There are certainly those who hate Obama because he is black, and hate the HCR bill because he is associated with it. It does not follow therefore that except for such racism the bill is desirable.
It could be that this site, and perhaps this country has passed the point of no return. That the attempt for productive discourse with the other side has now become treason---as has clearly occurred in large part in the Republican party. It could be that all that is left is a choice of sides.
We associate the word "war" with guns, bombs and the clash of powerful instruments of destruction. But War can also become a reality of societies, where all are divided between friend and foe, and total victory is seen as the goal, with compromise equated with appeasement.

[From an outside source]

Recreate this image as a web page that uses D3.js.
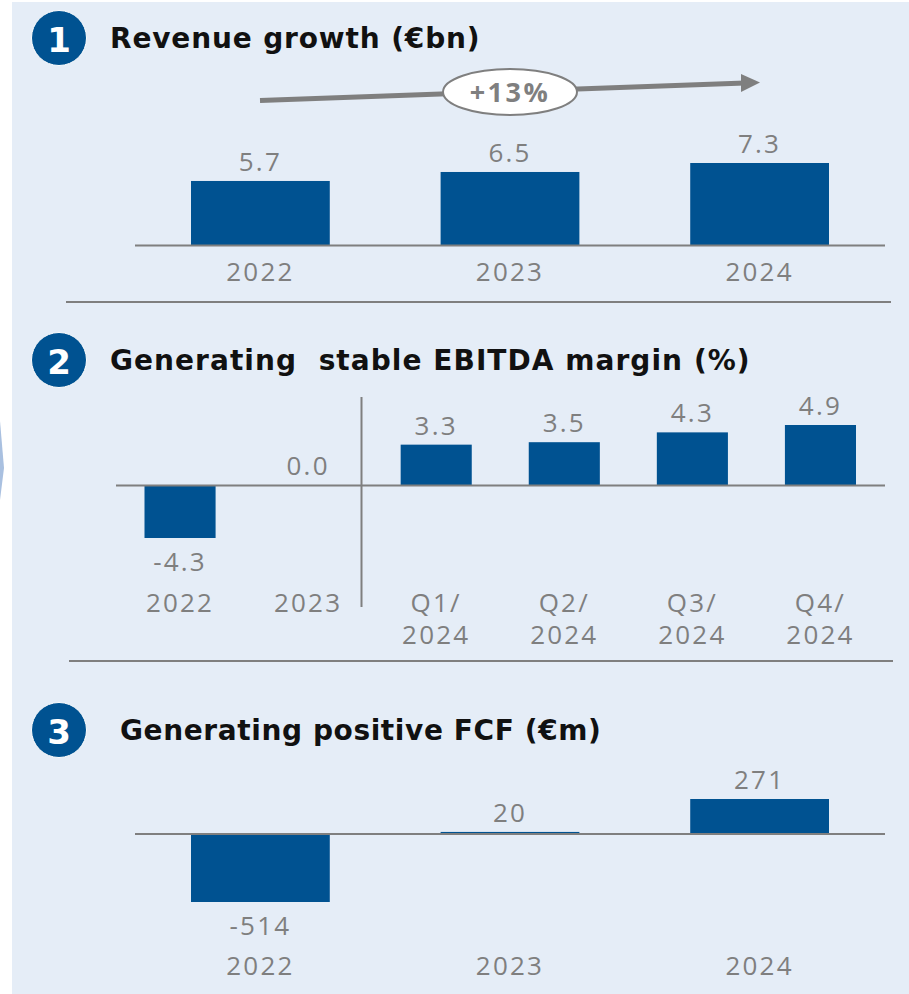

Frank Rich escalated this culture war a bit today, with his focus on those who only express themselves with placards and shouts, and equating them with the actions by Nazis during Kristallnacht. The constitutional right to peaceably assemble to redress grievances be damned, when it is used by those whom he disagrees with.
Over time, when I have written comments and diaries similar to this, I've recieved some support. Now, I don't know how many are left. There are no political figures such as Kucinich, Dean, or Moore to point to for support. They are all gone, and sometimes without even tying together loose ends. Keith Olbermann, having given his long rant of proclamation of civil disobedience, "Jail me if you must!" now simply says his objection was obviated by elimination of mandates, which never happened. He like the others mentioned have all fallen in line.
And no one asks these hitherto staunch opponents what has changed, why they are now silent, or worse, self proclaimed fathers of the success that all want to sign on to.... in retrospect.
It's still a terrible bill, for reasons that I copiously describe in my essays linked above. At least those who supported it all along have been consistent, have made their augments, adjusting along the way, as the bill became more and more corporate based, but stuck with their core beliefs.